Again, I respectfully disagreed. I went on to explain that of course, if two applicants apply both with regular resumes and cover letters, one with a degree and one without, then naturally they will pick the degree-holder.
But, if the non-degree holder were to apply with a value-proposition, a tangible, applicable piece of work that creates value for the company before they even hire the non-degree holding applicant, better believe that individual is much more appealing. Or even if they can provide real-life examples where they have created significant value. That’s the applicant who is more likely to receive the job.
He said that perhaps exceptions like that happen occasionally but it isn’t the rule.
This time he laughed a bit when I said “I disagree.”
I provided examples of colleagues of mine who are not far in age from me, many of which also opted out of college and now hold jobs initially reserved for degree-holders.
One of them had been a model, who, feeling unfulfilled, began to pursue coding. She approached an employer when she saw a job opening. Knowing she had no experience in the field, she offered her services for free for a period of time, and if by the end of this trial they were unsatisfied with her work they can let her go. But if she did meet the expectations they would keep her on with full pay. They agreed.

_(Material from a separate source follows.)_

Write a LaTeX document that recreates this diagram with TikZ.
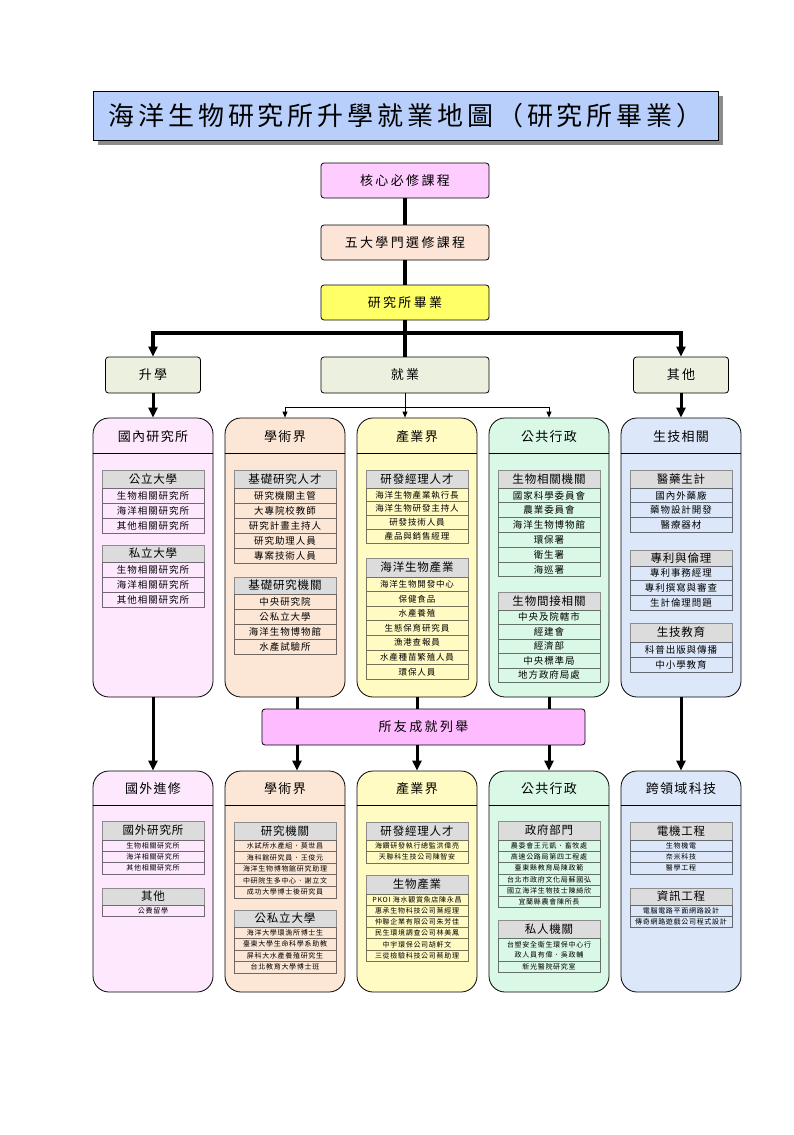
\documentclass[tikz,border=0pt]{standalone}
\usepackage{fontspec}
\usetikzlibrary{arrows.meta}
\newfontfamily\cjk{Noto Sans CJK TC}
\newfontfamily\cjktitle[LetterSpace=15]{Noto Sans CJK TC}
\newfontfamily\cjkbox[LetterSpace=18]{Noto Sans CJK TC}
\newfontfamily\cjkhead[LetterSpace=10]{Noto Sans CJK TC}
\newfontfamily\cjkth[LetterSpace=7]{Noto Sans CJK TC}
\newfontfamily\cjkrow[LetterSpace=10]{Noto Sans CJK TC}
\definecolor{titlefill}{HTML}{B7CFFA}
\definecolor{corefill}{HTML}{FFCCFF}
\definecolor{electfill}{HTML}{FCE4D6}
\definecolor{gradfill}{HTML}{FFFF66}
\definecolor{branchfill}{HTML}{EBF1DE}
\definecolor{cA}{HTML}{FDE8FD}
\definecolor{cB}{HTML}{FCE6D6}
\definecolor{cC}{HTML}{FFFBC2}
\definecolor{cD}{HTML}{DAF8E6}
\definecolor{cE}{HTML}{DCE8FA}
\definecolor{alumfill}{HTML}{FFBBFF}
\definecolor{theadgray}{HTML}{DCDCDC}
\newcommand\rfA{\fontsize{9.5}{11}\selectfont\cjkrow}
\newcommand\rfB{\fontsize{8.5}{10}\selectfont\cjkrow}
\newcommand\rfC{\fontsize{7}{8}\selectfont\cjkrow}
% #1 prefix, #2 x, #3 ytop, #4 header h, #5 row h, #6 fill, #7 font, #8 header, #9 rows
\newcommand\mytbl[9]{%
  \node[thead, minimum height=#4pt] (#1h) at (#2, {#3+#4/2}) {#8};
  \foreach \t [count=\i] in {#9} {
    \node[trow, fill=#6, draw=#6!45!black, font=#7, minimum height=#5pt] (#1r\i) at (#2, {#3+#4+(\i-0.5)*#5}) {\t};
  }%
}
\tikzset{
  flowbox/.style={draw=black, line width=0.8pt, rounded corners=3pt, minimum height=35pt, inner sep=0pt, font=\fontsize{13}{15}\selectfont\cjkbox},
  colbox/.style={draw=black, line width=0.8pt, rounded corners=16pt, minimum width=120pt, inner sep=0pt},
  colhead/.style={font=\fontsize{13}{15}\selectfont\cjkhead, inner sep=0pt},
  thead/.style={draw=black!45, line width=1pt, fill=theadgray, minimum width=102pt, inner sep=0pt, font=\fontsize{11.5}{13}\selectfont\cjkth},
  trow/.style={line width=0.8pt, minimum width=102pt, inner sep=0pt},
  mainline/.style={line width=3.5pt},
  mainarrow/.style={line width=3.5pt, -{Triangle[length=10pt,width=9pt]}},
  midline/.style={line width=3pt},
  midarrow/.style={line width=3pt, -{Triangle[length=10pt,width=9pt]}},
  thinline/.style={line width=0.8pt},
  thinarrow/.style={line width=0.8pt, -{Triangle[length=6pt,width=5pt]}},
}
\begin{document}
\begin{tikzpicture}[x=1pt,y=-1pt]
\useasboundingbox[fill=white] (0,0) rectangle (794,1135);
% title
\fill[black!45] (98,96) rectangle (723,145);
\node[draw=black, line width=0.8pt, fill=titlefill, minimum width=625pt, minimum height=49pt, inner sep=0pt,
  font=\fontsize{26}{30}\selectfont\cjktitle] (title) at (405.5,115.5) {海洋生物研究所升學就業地圖（研究所畢業）};
% flow
\node[flowbox, fill=corefill, minimum width=168pt] (core) at (405,180.5) {核心必修課程};
\node[flowbox, fill=electfill, minimum width=168pt] (elect) at (405,242.5) {五大學門選修課程};
\node[flowbox, fill=gradfill, minimum width=168pt] (grad) at (405,302.5) {研究所畢業};
\node[flowbox, fill=branchfill, minimum width=95pt, minimum height=36pt] (study) at (153,375) {升學};
\node[flowbox, fill=branchfill, minimum width=168pt, minimum height=36pt] (work) at (405,375) {就業};
\node[flowbox, fill=branchfill, minimum width=95pt, minimum height=36pt] (other) at (681,375) {其他};
\draw[mainline] (core) -- (elect);
\draw[mainline] (elect) -- (grad);
\draw[mainline] (grad) -- (work);
\coordinate (hL) at (153,333);
\coordinate (hR) at (681,333);
\draw[mainline] ([xshift=-1.75pt]hL) -- ([xshift=1.75pt]hR);
\draw[mainarrow] (hL) -- (study.north);
\draw[mainarrow] (hR) -- (other.north);
% upper columns
\node[colbox, fill=cA, minimum height=279pt] (up1) at (153,557.5) {};
\node[colbox, fill=cB, minimum height=279pt] (up2) at (285,557.5) {};
\node[colbox, fill=cC, minimum height=279pt] (up3) at (417,557.5) {};
\node[colbox, fill=cD, minimum height=279pt] (up4) at (549,557.5) {};
\node[colbox, fill=cE, minimum height=279pt] (up5) at (681,557.5) {};
\foreach \c in {up1,up2,up3,up4,up5} {
  \draw[line width=0.8pt] ([yshift=-36pt]\c.north west) -- ([yshift=-36pt]\c.north east);
}
\node[colhead] (up1t) at (153,437) {國內研究所};
\node[colhead] (up2t) at (285,437) {學術界};
\node[colhead] (up3t) at (417,437) {產業界};
\node[colhead] (up4t) at (549,437) {公共行政};
\node[colhead] (up5t) at (681,437) {生技相關};
% split from work
\coordinate (sp) at (405,407);
\coordinate (sL) at (285,407);
\coordinate (sR) at (549,407);
\draw[thinline] (work.south) -- (sp);
\draw[thinline] (sL) -- (sR);
\draw[thinarrow] (sL) -- (up2.north);
\draw[thinarrow] (sp) -- (sp |- up3.north);
\draw[thinarrow] (sR) -- (up4.north);
\draw[midarrow] (study.south) -- (up1.north);
\draw[midarrow] (other.south) -- (up5.north);
% upper tables
\mytbl{aA}{153}{470}{18}{15}{cA}{\rfA}{公立大學}{生物相關研究所,海洋相關研究所,其他相關研究所}
\mytbl{aB}{153}{545}{17}{15}{cA}{\rfA}{私立大學}{生物相關研究所,海洋相關研究所,其他相關研究所}
\mytbl{bA}{285}{470}{18}{15}{cB}{\rfA}{基礎研究人才}{研究機關主管,大專院校教師,研究計畫主持人,研究助理人員,專案技術人員}
\mytbl{bB}{285}{577}{17}{15}{cB}{\rfA}{基礎研究機關}{中央研究院,公私立大學,海洋生物博物館,水產試驗所}
\mytbl{cA}{417}{470}{18}{13.75}{cC}{\rfB}{研發經理人才}{海洋生物產業執行長,海洋生物研發主持人,研發技術人員,產品與銷售經理}
\mytbl{cB}{417}{558}{19}{14.6}{cC}{\rfB}{海洋生物產業}{海洋生物開發中心,保健食品,水產養殖,生態保育研究員,漁港查報員,水產種苗繁殖人員,環保人員}
\mytbl{dA}{549}{470}{18}{14.8}{cD}{\rfA}{生物相關機關}{國家科學委員會,農業委員會,海洋生物博物館,環保署,衛生署,海巡署}
\mytbl{dB}{549}{592}{18}{14.5}{cD}{\rfA}{生物間接相關}{中央及院轄市,經建會,經濟部,中央標準局,地方政府局處}
\mytbl{eA}{681}{470}{18}{14.7}{cE}{\rfA}{醫藥生計}{國內外藥廠,藥物設計開發,醫療器材}
\mytbl{eB}{681}{550}{16}{14.7}{cE}{\rfA}{專利與倫理}{專利事務經理,專利撰寫與審查,生計倫理問題}
\mytbl{eC}{681}{623}{19}{15}{cE}{\rfA}{生技教育}{科普出版與傳播,中小學教育}
% alumni box
\node[flowbox, fill=alumfill, minimum width=323pt, minimum height=36pt] (alumni) at (423.5,727) {所友成就列舉};
\coordinate (x2) at (297,0);
\coordinate (x3) at (417,0);
\coordinate (x4) at (549,0);
% lower columns
\node[colbox, fill=cA, minimum height=221pt] (dn1) at (153,881.5) {};
\node[colbox, fill=cB, minimum height=221pt] (dn2) at (285,881.5) {};
\node[colbox, fill=cC, minimum height=221pt] (dn3) at (417,881.5) {};
\node[colbox, fill=cD, minimum height=221pt] (dn4) at (549,881.5) {};
\node[colbox, fill=cE, minimum height=221pt] (dn5) at (681,881.5) {};
\foreach \c in {dn1,dn2,dn3,dn4,dn5} {
  \draw[line width=0.8pt] ([yshift=-35pt]\c.north west) -- ([yshift=-35pt]\c.north east);
}
\node[colhead] (dn1t) at (153,789) {國外進修};
\node[colhead] (dn2t) at (285,789) {學術界};
\node[colhead] (dn3t) at (417,789) {產業界};
\node[colhead] (dn4t) at (549,789) {公共行政};
\node[colhead] (dn5t) at (681,789) {跨領域科技};
\draw[midline] (up2.south -| x2) -- (alumni.north -| x2);
\draw[midline] (up3.south -| x3) -- (alumni.north -| x3);
\draw[midline] (up4.south -| x4) -- (alumni.north -| x4);
\draw[midarrow] (alumni.south -| x2) -- (dn2.north -| x2);
\draw[midarrow] (alumni.south -| x3) -- (dn3.north -| x3);
\draw[midarrow] (alumni.south -| x4) -- (dn4.north -| x4);
\draw[midarrow] (up1.south) -- (dn1.north);
\draw[midarrow] (up5.south) -- (dn5.north);
% lower tables
\mytbl{fA}{153}{821}{19}{11.3}{cA}{\rfC}{國外研究所}{生物相關研究所,海洋相關研究所,其他相關研究所}
\mytbl{fB}{153}{888}{17}{11}{cA}{\rfC}{其他}{公費留學}
\mytbl{gA}{285}{822}{18}{11.6}{cB}{\rfC}{研究機關}{水試所水產組．莫世昌,海科館研究員．王俊元,海洋生物博物館研究助理,中研院生多中心．謝立文,成功大學博士後研究員}
\mytbl{gB}{285}{910}{17}{11.5}{cB}{\rfC}{公私立大學}{海洋大學環漁所博士生,臺東大學生命科學系助教,屏科大水產養殖研究生,台北教育大學博士班}
\mytbl{hA}{417}{822}{18}{11.5}{cC}{\rfC}{研發經理人才}{海鑽研發執行總監洪偉亮,天聯科生技公司陳智安}
\mytbl{hB}{417}{875}{19}{11.2}{cC}{\rfC}{生物產業}{PKOI 海水觀賞魚店陳永昌,惠承生物科技公司葉經理,仲聯企業有限公司朱芳佳,民生環境調查公司林美鳳,中宇環保公司胡軒文,三從檢驗科技公司蔡助理}
\mytbl{iA}{549}{821}{19}{11.3}{cD}{\rfC}{政府部門}{農委會王元凱．畜牧處,高速公路局第四工程處,臺東縣教育局陳政範,台北市政府文化局蘇國弘,國立海洋生物技士陳綺欣,宜蘭縣農會陳所長}
\node[thead, minimum height=18pt] (iBh) at (549,929) {私人機關};
\node[trow, fill=cD, draw=cD!45!black, font=\fontsize{7}{10}\selectfont\cjkrow, minimum height=23pt, align=center] (iBr1) at (549,949.5) {台塑安全衛生環保中心行\\政人員有偉．吳政輔};
\node[trow, fill=cD, draw=cD!45!black, font=\rfC, minimum height=11pt] (iBr2) at (549,966.5) {新光醫院研究室};
\mytbl{jA}{681}{822}{18}{11.3}{cE}{\rfC}{電機工程}{生物機電,奈米科技,醫學工程}
\mytbl{jB}{681}{888}{17}{11}{cE}{\rfC}{資訊工程}{電腦電路平面網路設計,傳奇網路遊戲公司程式設計}
\end{tikzpicture}
\end{document}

She worked inside and outside of work to learn the job. By the end, she had far exceeded their expectations. She proved she was an asset that they didn’t dare to lose.
My debater seemed to switch his area of focus when he realized he wasn’t going to win the “employment value” of college. He argued that college gives people the opportunity to discover who they truly are.
Yep, you guessed it. I disagreed.
The move from home is beneficial but the environment that college creates is, in essence, an extension of high school. You have a school schedule that tells you where to be and when, expectations are set for you, cliques still exist.
Him: But college gives you the opportunity to explore what field you may be interested in and you can switch and change your mind. It might take you a few tries but you find it.
Me: For an extremely high fee. Why pay for the experience of “finding yourself” when you can do that by holding down a job, switching careers as necessary, and making money instead of digging yourself into a pit of debt hoping you find that life calling?
Him: See the problem is that people aren’t able to explore who they are at a younger age and become well-rounded people.
Me: Exactly. Interestingly enough that’s what my place of employment focuses on. Students set their own goals, they figure out how to be self-directed in their learning and productivity and they get to explore new things that can turn into a passion. We also implement to Socratic method for students to think about big ideas, question why they think the way they do and use logic in their approach. So we can at least agree that the trouble is with the system as a whole and not just college?
Him: I suppose we can find some common ground there.